Docker, Because Docker.
version: '3.0'
services:
radarr:
image: ghcr.io/linuxserver/radarr
environment:
- TZ=America/New York
- UMASK_SET=022 #optional
volumes:
- /home/ubuntu/data:/config
- /home/ubuntu/movies:/movies
- /home/ubuntu/downloadclient-downloads:/downloads
ports:
- 7878:7878
links:
- "transmission"
restart: unless-stopped
transmission:
image: ghcr.io/linuxserver/transmission
environment:
- USER=username #optional
- PASS=password #optional
- TZ=America/New York
- TRANSMISSION_WEB_HOME=/combustion-release/ #optional
volumes:
- /home/ubuntu/transmission/config:/config
- /home/ubuntu/downloadclient-downloads:/downloads
- /home/ubuntu/transmission/watch:/watch
ports:
- 9091:9091
- 51413:51413
- 51413:51413/udp
restart: unless-stopped
plex:
image: ghcr.io/linuxserver/plex
container_name: plex
network_mode: host
environment:
- VERSION=docker
- UMASK_SET=022 #optional
- PLEX_CLAIM= #optional
volumes:
- /home/ubuntu/library:/config
- /home/ubuntu/tv:/tv
- /home/ubuntu/movies:/movies
restart: unless-stopped
jellyfin:
image: ghcr.io/linuxserver/jellyfin
container_name: jellyfin
environment:
- TZ=America/New York
volumes:
- /home/ubuntu/jellyfin/config:/config
- /home/ubuntu/tv:/data/tvshows
- /home/ubuntu/movies:/data/movies
- /opt/vc/lib:/opt/vc/lib #optional
ports:
- 8096:8096
- 8920:8920 #optional
- 7359:7359/udp #optional
- 1900:1900/udp #optional
restart: unless-stopped
The configuration with these two containers allows the radarr container to talk to the transmission container with the name: transmission
.
Both containers are useful, no doubt. Also transmission is available on port 9091 via a web interface.
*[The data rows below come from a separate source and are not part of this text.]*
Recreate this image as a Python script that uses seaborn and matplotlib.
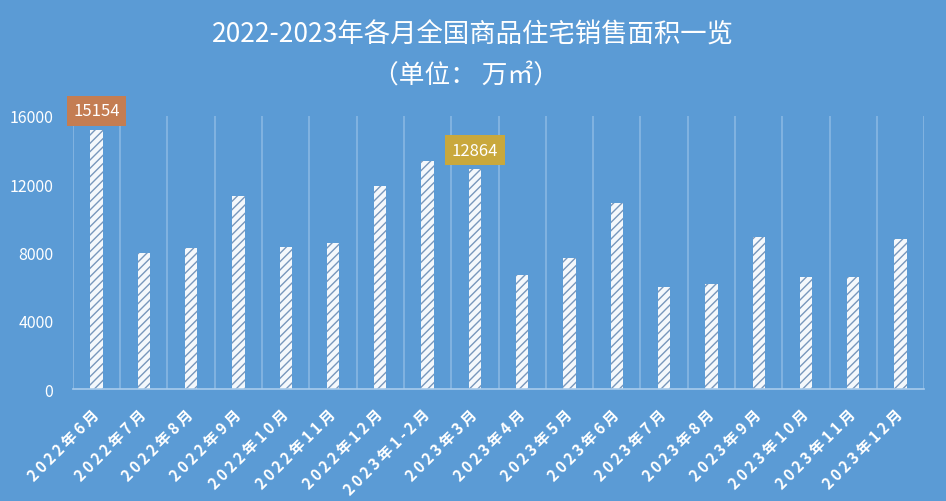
import numpy as np
import pandas as pd
import matplotlib
matplotlib.use("Agg")
import matplotlib.pyplot as plt
import seaborn as sns

months = ["2022年6月", "2022年7月", "2022年8月", "2022年9月", "2022年10月", "2022年11月",
          "2022年12月", "2023年1-2月", "2023年3月", "2023年4月", "2023年5月", "2023年6月",
          "2023年7月", "2023年8月", "2023年9月", "2023年10月", "2023年11月", "2023年12月"]
area = [15154, 7990, 8270, 11330, 8320, 8560,
        11900, 13380, 12864, 6690, 7680, 10900,
        5980, 6160, 8910, 6570, 6570, 8800]
yticks = [0, 4000, 8000, 12000, 16000]
highlights = {0: "#C47D52", 8: "#C9A83C"}

title = "2022-2023年各月全国商品住宅销售面积一览"
subtitle = "（单位： 万㎡）"

sns.set_theme(style="white")
plt.rcParams['font.family'] = ['Noto Sans CJK SC', 'DejaVu Sans']
plt.rcParams['hatch.linewidth'] = 1.0

bg = "#5B9BD5"
df = pd.DataFrame({"month": months, "area": area})

fig = plt.figure(figsize=(9.46, 5.02), dpi=100, facecolor=bg)
ax = fig.add_axes([0.077, 0.223, 0.9, 0.544])
ax.set_facecolor(bg)

sns.barplot(data=df, x="month", y="area", width=0.26, color="white",
            linewidth=0, ax=ax, saturation=1)
for p in ax.patches:
    p.set_hatch("////")
    p.set_facecolor("#F4F8FC")
    p.set_edgecolor("#7897BC")
    p.set_linewidth(0)

ax.set_ylim(0, 16000)
ax.set_xlim(-0.5, len(months) - 0.5)
ax.set_yticks(yticks)
ax.set_yticklabels([str(v) for v in yticks], color="white", fontsize=11.5)
ax.set_xticks(range(len(months)))
ax.set_xticklabels([])
for i, m in enumerate(months):
    ax.annotate("\u2009".join(list(m)), xy=(i, 0), xytext=(-4, -12), textcoords="offset points",
                rotation=45, rotation_mode="anchor", ha="right", va="top",
                color="white", fontsize=11, fontweight="bold", annotation_clip=False)
ax.tick_params(axis="y", length=0, pad=14)
ax.tick_params(axis="x", length=0)
ax.set_xticks(np.arange(-0.5, len(months), 1), minor=True)
ax.tick_params(axis="x", which="minor", length=0)
ax.grid(which="minor", axis="x", color="#8CBAE4", linewidth=1.1)
ax.grid(which="major", axis="both", visible=False)
ax.set_axisbelow(True)
for s in ["top", "right", "left"]:
    ax.spines[s].set_visible(False)
ax.spines["bottom"].set_color("#A9CCEC")
ax.spines["bottom"].set_linewidth(1.2)
ax.set_xlabel("")
ax.set_ylabel("")

for i, c in highlights.items():
    ax.annotate(str(area[i]), xy=(i, area[i]), xytext=(0, 14), textcoords="offset points",
                ha="center", va="center", color="white", fontsize=12,
                bbox=dict(boxstyle="square,pad=0.4", facecolor=c, edgecolor="none"),
                annotation_clip=False)

fig.text(0.5, 0.930, title, ha="center", va="center", color="white", fontsize=19)
fig.text(0.493, 0.850, subtitle, ha="center", va="center", color="white", fontsize=18.5)

fig.savefig("out.png", dpi=100, facecolor=bg)
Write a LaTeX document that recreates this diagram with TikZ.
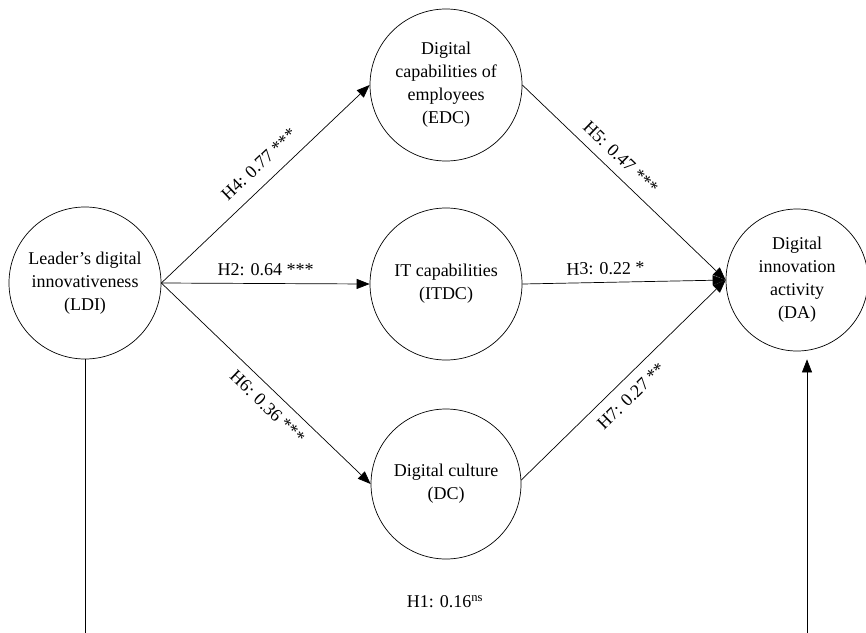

I need to setup automation first, but I need to figure out NFS Mounts first. NFS is a problem for a different time.
Plex, I’m upset.
“No I’m not signing up.” - Me, usually when I’m forced into signing up for something.
Plex has done a great job at capturing the beginner sysadmin market. Anyone who’s anyone can run a plex media server. It’s just easy to do.
Basically I pulled down the container version of Plex and ran it and I’m unable to add a library. Plex was forcing me to sign up to configure everything and I didn’t really want to because I don’t need my media server to be connected to the internet. I don’t want plex broadcasting and collecting data, and I also dont want their reccomendatation on what shitty 3 star movie to watch. I just want a way to view my library, that’s it. Nothing fancy.
I didn’t want to spend all afternoon configuring Plex so I checked out alternatives.
Sidenote: Plex has clients on pretty much every platform. This is nice.
Jellyfin to the Rescue
I had seen Emby and Jellyfin. Really I just needed a library to put my content and then a way to view it. Really not too difficult. I set up a few volumes and I was off and running pretty quick. I’m not doing any fancy transcoding or anything. It’s just me using the client. The configuration was a snap.
Where it gets funny is that I had downloaded a copy of IT wanting to watch the new version. What I thought was the re-released 2017 version ended up being the 1990 version. What makes it even worse is that Jellyfin pulls down metadata, and jellyfin decided to pull down metadata for some random ass movie.
I got a quick laugh out of the situation, and moved forward.